Computer monitors, however, use a completely different set of primary colors, as does your TV set. The primary colors of light are Red, Green and Blue; (thus RGB Monitors) the secondary colors are yellow, cyan and magenta. Look closely at your color TV and you'll see red, green and blue dots or stripes make up the image (this works only on CRT TV sets, not LCD sets). TVs and computer monitors create colors by mixing light. This is called the additive color wheel.

So, in this case, we are not mixing pigments, we are mixing light. In theory, if were were to mix red, yellow and blue pigments together we should get black (it never works that way, it's a dark, muddy brown). If we mix equal parts of red, green and blue light - we get white. Using the RGB Model, to make magenta, we mix red and blue light, to make make cyan we mix blue and green light and the one that throws lots of people, to make yellow, we mix red and green light!

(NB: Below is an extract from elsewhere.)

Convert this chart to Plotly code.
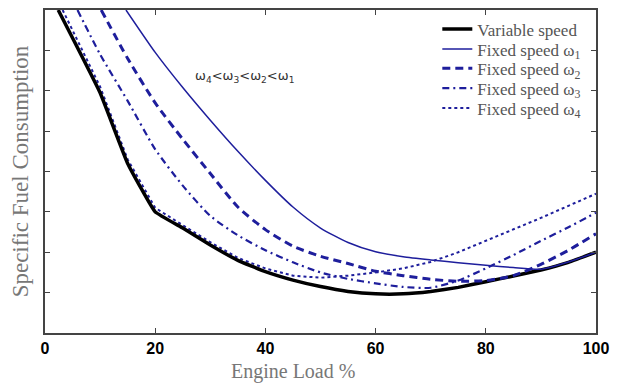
import plotly.graph_objects as go

# Engine load (%) sample points for each curve
load_var = [2.4, 10, 15, 20, 25, 30, 35, 40, 45, 50, 55, 60, 65, 70, 75, 80, 85, 90, 95, 100]
sfc_var = [8.0, 5.95, 4.2, 3.0, 2.6, 2.18, 1.8, 1.52, 1.31, 1.15, 1.03, 0.97, 0.97, 1.03, 1.13, 1.27, 1.41, 1.56, 1.75, 2.0]

load_w1 = [14.7, 20, 25, 30, 35, 40, 45, 50, 55, 60, 65, 70, 75, 80, 85, 90, 95, 100]
sfc_w1 = [8.0, 6.95, 6.08, 5.27, 4.5, 3.78, 3.12, 2.6, 2.24, 2.01, 1.89, 1.81, 1.74, 1.68, 1.62, 1.58, 1.76, 2.0]

load_w2 = [10.2, 15, 20, 25, 30, 35, 40, 45, 50, 55, 60, 65, 70, 75, 80, 85, 90, 95, 100]
sfc_w2 = [8.0, 6.8, 5.7, 4.8, 3.95, 3.12, 2.56, 2.15, 1.9, 1.72, 1.53, 1.42, 1.33, 1.28, 1.3, 1.42, 1.7, 2.05, 2.46]

load_w3 = [5.9, 10, 15, 20, 25, 30, 35, 40, 45, 50, 55, 60, 65, 70, 75, 80, 85, 90, 95, 100]
sfc_w3 = [8.0, 6.9, 5.75, 4.55, 3.65, 2.9, 2.42, 2.05, 1.75, 1.5, 1.34, 1.23, 1.14, 1.12, 1.3, 1.6, 1.93, 2.28, 2.62, 2.98]

load_w4 = [3.2, 10, 15, 20, 25, 30, 35, 40, 45, 50, 55, 60, 65, 70, 75, 80, 85, 90, 95, 100]
sfc_w4 = [8.0, 6.1, 4.3, 3.1, 2.67, 2.25, 1.86, 1.6, 1.42, 1.37, 1.42, 1.5, 1.6, 1.76, 2.0, 2.28, 2.55, 2.85, 3.15, 3.45]

x_ticks = [0, 20, 40, 60, 80, 100]
y_ticks = [0, 1, 2, 3, 4, 5, 6, 7, 8]

names = ["Variable speed", "Fixed speed ω<sub>1</sub>", "Fixed speed ω<sub>2</sub>",
         "Fixed speed ω<sub>3</sub>", "Fixed speed ω<sub>4</sub>"]

BLUE = "#1e1e9c"

fig = go.Figure()
fig.add_trace(go.Scatter(x=load_w4, y=sfc_w4, mode="lines", name=names[4], legend="legend5",
                         line=dict(color=BLUE, width=2, dash="dot")))
fig.add_trace(go.Scatter(x=load_var, y=sfc_var, mode="lines", name=names[0], legend="legend",
                         line=dict(color="black", width=3.5, shape="spline", smoothing=0.3)))
fig.add_trace(go.Scatter(x=load_w1, y=sfc_w1, mode="lines", name=names[1], legend="legend2",
                         line=dict(color=BLUE, width=1.5, shape="spline", smoothing=0.6)))
fig.add_trace(go.Scatter(x=load_w2, y=sfc_w2, mode="lines", name=names[2], legend="legend3",
                         line=dict(color=BLUE, width=3, dash="8px,5px", shape="spline", smoothing=0.6)))
fig.add_trace(go.Scatter(x=load_w3, y=sfc_w3, mode="lines", name=names[3], legend="legend4",
                         line=dict(color=BLUE, width=2.2, dash="7px,4px,2px,4px", shape="spline", smoothing=0.6)))

fig.add_annotation(x=36.2, y=6.35, xref="x", yref="y", showarrow=False,
                   text="ω<sub>4</sub><ω<sub>3</sub><ω<sub>2</sub><ω<sub>1</sub>",
                   font=dict(family="DejaVu Sans", size=13, color="#333333"))

fig.add_annotation(x=(295 - 45) / 556, y=-0.12, xref="x domain", yref="paper", showarrow=False,
                   text="Engine Load %", xanchor="center", yanchor="middle",
                   font=dict(family="Liberation Serif", size=20, color="#777777"))

legend_font = dict(family="Liberation Serif", size=17, color="#555555")
row_y = [0.94, 0.878, 0.818, 0.757, 0.695]
legend_layout = {}
for i, yy in enumerate(row_y):
    key = "legend" if i == 0 else f"legend{i+1}"
    legend_layout[key] = dict(x=0.712, y=yy, xanchor="left", yanchor="middle",
                              bgcolor="rgba(0,0,0,0)", font=legend_font)

fig.update_layout(
    width=617, height=388,
    margin=dict(l=45, r=16, t=8, b=55),
    paper_bgcolor="white", plot_bgcolor="white",
    showlegend=True,
    **legend_layout,
    xaxis=dict(range=[0, 100], tickvals=x_ticks, ticktext=[str(v) for v in x_ticks],
               ticks="inside", ticklen=5, tickcolor="#444", showgrid=False, zeroline=False,
               showline=True, linecolor="#444", linewidth=1.5, mirror="ticks",
               tickfont=dict(family="Liberation Sans", size=16, color="black", weight="bold")),
    yaxis=dict(range=[0, 8], tickvals=y_ticks, showticklabels=False,
               ticks="inside", ticklen=5, tickcolor="#444", showgrid=False, zeroline=False,
               showline=True, linecolor="#444", linewidth=1.5, mirror="ticks",
               title=dict(text="Specific Fuel Consumption", standoff=8,
                          font=dict(family="Liberation Serif", size=23, color="#777777"))),
)

fig.write_html("out.html")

Now, why is this important? We are going to try to correct the color in the lower image. To 'fix' it, we need to shift the overall color balance away from yellow - but what color do we add? You pick the color on the opposite side of the color wheel - so, since yellow is made up of red and green, the compliment is blue! So, to adjust this photo, we'll be adding blue light to the image.

(Here I should mention too; I never adjust an original photo. I open the file, do a Save As... and give it a new name and open that file to adjust. I then have a record of what the photo originally looked like.)

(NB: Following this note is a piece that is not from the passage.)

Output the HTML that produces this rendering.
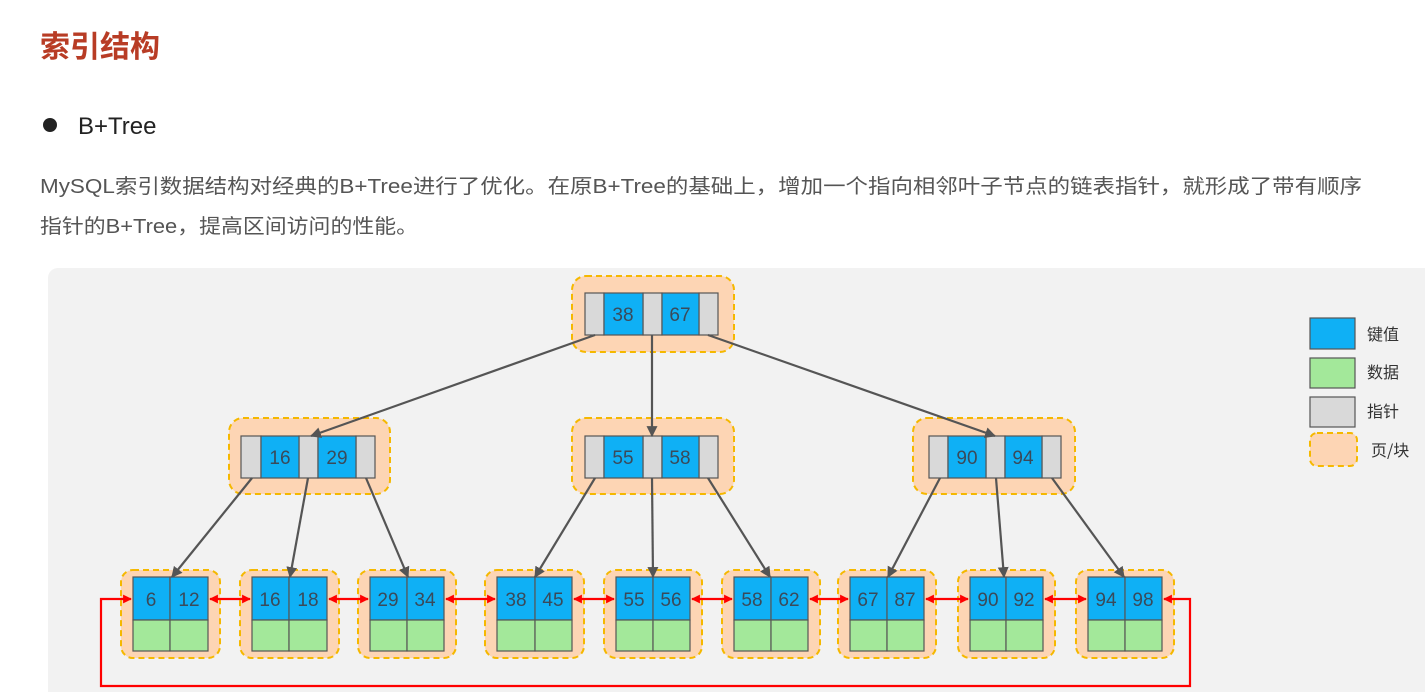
<!DOCTYPE html>
<html><head><meta charset="utf-8"><style>
html,body{margin:0;padding:0;background:#fff;}
svg{display:block;font-family:"Liberation Sans","Noto Sans CJK SC",sans-serif;}
</style></head><body>
<svg width="1425" height="692" viewBox="0 0 1425 692" xmlns="http://www.w3.org/2000/svg">
<defs>
<marker id="ag" viewBox="0 0 10 10" refX="9" refY="5" markerWidth="5" markerHeight="5" orient="auto"><path d="M0,0L10,5L0,10z" fill="#555"/></marker>
<marker id="ar" viewBox="0 0 10 10" refX="9" refY="5" markerWidth="4" markerHeight="4" orient="auto-start-reverse"><path d="M0,0L10,5L0,10z" fill="#f00"/></marker>
</defs>
<text x="40" y="57" font-size="30" font-weight="bold" fill="#b83c25" font-family="Noto Sans CJK SC,sans-serif">索引结构</text>
<circle cx="50" cy="125" r="7" fill="#222"/>
<text x="78" y="134" font-size="24" fill="#222">B+Tree</text>
<text x="40" y="193" font-size="20" fill="#555" textLength="1322" lengthAdjust="spacingAndGlyphs">MySQL索引数据结构对经典的B+Tree进行了优化。在原B+Tree的基础上，增加一个指向相邻叶子节点的链表指针，就形成了带有顺序</text>
<text x="40" y="233" font-size="20" fill="#555" textLength="378" lengthAdjust="spacingAndGlyphs">指针的B+Tree，提高区间访问的性能。</text>
<rect x="48" y="268" width="1400" height="440" rx="10" fill="#f2f2f2"/>

<g stroke="#f5b800" stroke-width="2" stroke-dasharray="6,4" fill="#fdd5b4">
<rect x="572" y="276" width="162" height="76" rx="14"/>
<rect x="229" y="418" width="161" height="76" rx="14"/>
<rect x="572" y="418" width="162" height="76" rx="14"/>
<rect x="913" y="418" width="162" height="76" rx="14"/>
<rect x="121" y="570" width="99" height="88" rx="12"/>
<rect x="240" y="570" width="99" height="88" rx="12"/>
<rect x="358" y="570" width="98" height="88" rx="12"/>
<rect x="485" y="570" width="99" height="88" rx="12"/>
<rect x="604" y="570" width="98" height="88" rx="12"/>
<rect x="722" y="570" width="98" height="88" rx="12"/>
<rect x="838" y="570" width="98" height="88" rx="12"/>
<rect x="958" y="570" width="97" height="88" rx="12"/>
<rect x="1076" y="570" width="98" height="88" rx="12"/>
<rect x="1310" y="433" width="47" height="33" rx="7"/>
</g>

<g stroke="#555" stroke-width="1.2">
<!-- internal nodes -->
<g fill="#d9d9d9"><rect x="585" y="293" width="19" height="42"/><rect x="643" y="293" width="19" height="42"/><rect x="699" y="293" width="19" height="42"/></g>
<g fill="#0fb0f5"><rect x="604" y="293" width="39" height="42"/><rect x="662" y="293" width="37" height="42"/></g>
<g fill="#d9d9d9"><rect x="241" y="436" width="20" height="42"/><rect x="299" y="436" width="19" height="42"/><rect x="356" y="436" width="19" height="42"/></g>
<g fill="#0fb0f5"><rect x="261" y="436" width="38" height="42"/><rect x="318" y="436" width="38" height="42"/></g>
<g fill="#d9d9d9"><rect x="585" y="436" width="19" height="42"/><rect x="643" y="436" width="19" height="42"/><rect x="699" y="436" width="19" height="42"/></g>
<g fill="#0fb0f5"><rect x="604" y="436" width="39" height="42"/><rect x="662" y="436" width="37" height="42"/></g>
<g fill="#d9d9d9"><rect x="929" y="436" width="19" height="42"/><rect x="986" y="436" width="19" height="42"/><rect x="1042" y="436" width="19" height="42"/></g>
<g fill="#0fb0f5"><rect x="948" y="436" width="38" height="42"/><rect x="1005" y="436" width="37" height="42"/></g>
<!-- leaves -->
<g fill="#0fb0f5">
<rect x="133" y="577" width="37" height="43"/><rect x="170" y="577" width="38" height="43"/>
<rect x="252" y="577" width="37" height="43"/><rect x="289" y="577" width="38" height="43"/>
<rect x="370" y="577" width="37" height="43"/><rect x="407" y="577" width="37" height="43"/>
<rect x="497" y="577" width="38" height="43"/><rect x="535" y="577" width="37" height="43"/>
<rect x="616" y="577" width="37" height="43"/><rect x="653" y="577" width="37" height="43"/>
<rect x="734" y="577" width="37" height="43"/><rect x="771" y="577" width="37" height="43"/>
<rect x="850" y="577" width="37" height="43"/><rect x="887" y="577" width="37" height="43"/>
<rect x="970" y="577" width="36" height="43"/><rect x="1006" y="577" width="37" height="43"/>
<rect x="1088" y="577" width="37" height="43"/><rect x="1125" y="577" width="37" height="43"/>
</g>
<g fill="#a3e89a">
<rect x="133" y="620" width="37" height="31"/><rect x="170" y="620" width="38" height="31"/>
<rect x="252" y="620" width="37" height="31"/><rect x="289" y="620" width="38" height="31"/>
<rect x="370" y="620" width="37" height="31"/><rect x="407" y="620" width="37" height="31"/>
<rect x="497" y="620" width="38" height="31"/><rect x="535" y="620" width="37" height="31"/>
<rect x="616" y="620" width="37" height="31"/><rect x="653" y="620" width="37" height="31"/>
<rect x="734" y="620" width="37" height="31"/><rect x="771" y="620" width="37" height="31"/>
<rect x="850" y="620" width="37" height="31"/><rect x="887" y="620" width="37" height="31"/>
<rect x="970" y="620" width="36" height="31"/><rect x="1006" y="620" width="37" height="31"/>
<rect x="1088" y="620" width="37" height="31"/><rect x="1125" y="620" width="37" height="31"/>
</g>
<rect x="1310" y="318" width="45" height="31" fill="#0fb0f5"/>
<rect x="1310" y="358" width="45" height="30" fill="#a3e89a"/>
<rect x="1310" y="397" width="45" height="30" fill="#d9d9d9"/>
</g>

<g font-size="19" fill="#3a4a5a" text-anchor="middle">
<text x="623" y="321">38</text><text x="680" y="321">67</text>
<text x="280" y="464">16</text><text x="337" y="464">29</text>
<text x="623" y="464">55</text><text x="680" y="464">58</text>
<text x="967" y="464">90</text><text x="1023" y="464">94</text>
<text x="151" y="606">6</text><text x="189" y="606">12</text>
<text x="270" y="606">16</text><text x="308" y="606">18</text>
<text x="388" y="606">29</text><text x="425" y="606">34</text>
<text x="516" y="606">38</text><text x="553" y="606">45</text>
<text x="634" y="606">55</text><text x="671" y="606">56</text>
<text x="752" y="606">58</text><text x="789" y="606">62</text>
<text x="868" y="606">67</text><text x="905" y="606">87</text>
<text x="988" y="606">90</text><text x="1024" y="606">92</text>
<text x="1106" y="606">94</text><text x="1143" y="606">98</text>
</g>

<g stroke="#555" stroke-width="2.2" marker-end="url(#ag)">
<line x1="595" y1="335" x2="311" y2="436"/>
<line x1="652" y1="335" x2="652" y2="436"/>
<line x1="708" y1="335" x2="995" y2="436"/>
<line x1="252" y1="478" x2="172" y2="577"/>
<line x1="308" y1="478" x2="290" y2="577"/>
<line x1="366" y1="478" x2="408" y2="577"/>
<line x1="595" y1="478" x2="535" y2="577"/>
<line x1="652" y1="478" x2="653" y2="577"/>
<line x1="708" y1="478" x2="770" y2="577"/>
<line x1="940" y1="478" x2="888" y2="577"/>
<line x1="996" y1="478" x2="1004" y2="577"/>
<line x1="1052" y1="478" x2="1124" y2="577"/>
</g>

<g stroke="#f00" stroke-width="2.2" fill="none">
<g marker-start="url(#ar)" marker-end="url(#ar)">
<line x1="210" y1="599" x2="250" y2="599"/>
<line x1="329" y1="599" x2="368" y2="599"/>
<line x1="446" y1="599" x2="495" y2="599"/>
<line x1="574" y1="599" x2="614" y2="599"/>
<line x1="692" y1="599" x2="732" y2="599"/>
<line x1="810" y1="599" x2="848" y2="599"/>
<line x1="926" y1="599" x2="968" y2="599"/>
<line x1="1045" y1="599" x2="1086" y2="599"/>
</g>
<polyline points="1164,599 1190,599 1190,686 101,686 101,599 131,599" marker-start="url(#ar)" marker-end="url(#ar)"/>
</g>

<g font-size="16" fill="#333" font-family="Noto Sans CJK SC,sans-serif">
<text x="1367" y="340">键值</text>
<text x="1367" y="378">数据</text>
<text x="1367" y="417">指针</text>
<text x="1371" y="456">页/块</text>
</g>
</svg>
</body></html>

Photoshop and Photoshop Elements both have the tool we'll be using in this tutorial. Open the picture you wish to adjust and then go to the Image Menu - pick Adjustments - and then pick Variations. This dialog will appear:

adjustment 1
Looking at this dialog you see that there are 3 images labeled "Current Pick". At the top you see it compared to the original image. On the right side, you see it between a lighter and darker version. And, last, in the center of the RGB color wheel.

By default, the dialog opens with the midtones selected (see the upper right area) and midway between Fine and Course corrections. I like to set this slider more toward the Fine side than Photoshop sets by default, but I left it there so you can see the obvious shifts of color and brightness. As you move the slider toward Fine these changes will become more subtle.

To make an adjustment click once on the correction you desire. The "Current Pick" will now have that adjustment applied. Click additional times for additional corrections,

A couple of pointers when using this dialog. First, if you Cancel, nothing changes. If you get adjustment happy and feel you've gone way too far, clicking Original at the upper left brings the "Current Pick" back to the original so you can start again. In adjusting color, if you are working on the color wheel and add blue three times and feel twice was better - you can click once across the color wheel, in this case on yellow, and it will "back up" one correction.

In my image, I moved the adjustment slider to almost Fine and clicked twice on blue and once on Darker and then saved the image. To illustrate the change, the right side of the image below is the adjusted side and left is the original color and exposure.
adjusted image

Now, if you look at the color above you can see it's perhaps not perfect, but it is closer than the unadjusted image to the top photo on this page. Notice too how the foliage has been adjusted as well and that there are some noticeable blue tones now. The top image's foliage also has some small blue toned areas. Note that this adjustment isn't too dramatic - if you can tell by looking that an image has been adjusted, then you probably have over corrected.

One other part of the Variations Dialog should be explained here as well. Just beneath the Fine-Course slider is a checkbox labeled Clipping. Clipping is the shifting of pixel values to either the highest highlight value or the lowest shadow value. Clipped areas are either completely white or completely black and have no image detail. If you were to shift to adjusting shadows you might see this:
clipping example

Photoshop uses bright versions of the complimentary color (the one on the opposite side of the color wheel) to indicate that making this adjustment will drop these areas of the image off the range the monitor can show - you have reached zero value for that color in the area so indicated. While this isn't even always bad, if I don't say something folks might think that this adjustment is going to insert those wild bright colors - NO! If you uncheck the Clipping checkbox you can still see the results you will get, and as I said, they aren't always bad, but Photoshop does warn you when you clip colors.

Next tutorials we'll look at a number of other tools for adjusting color - some that act like a photographer's grab bag of tools and some that are, indeed, close to magic.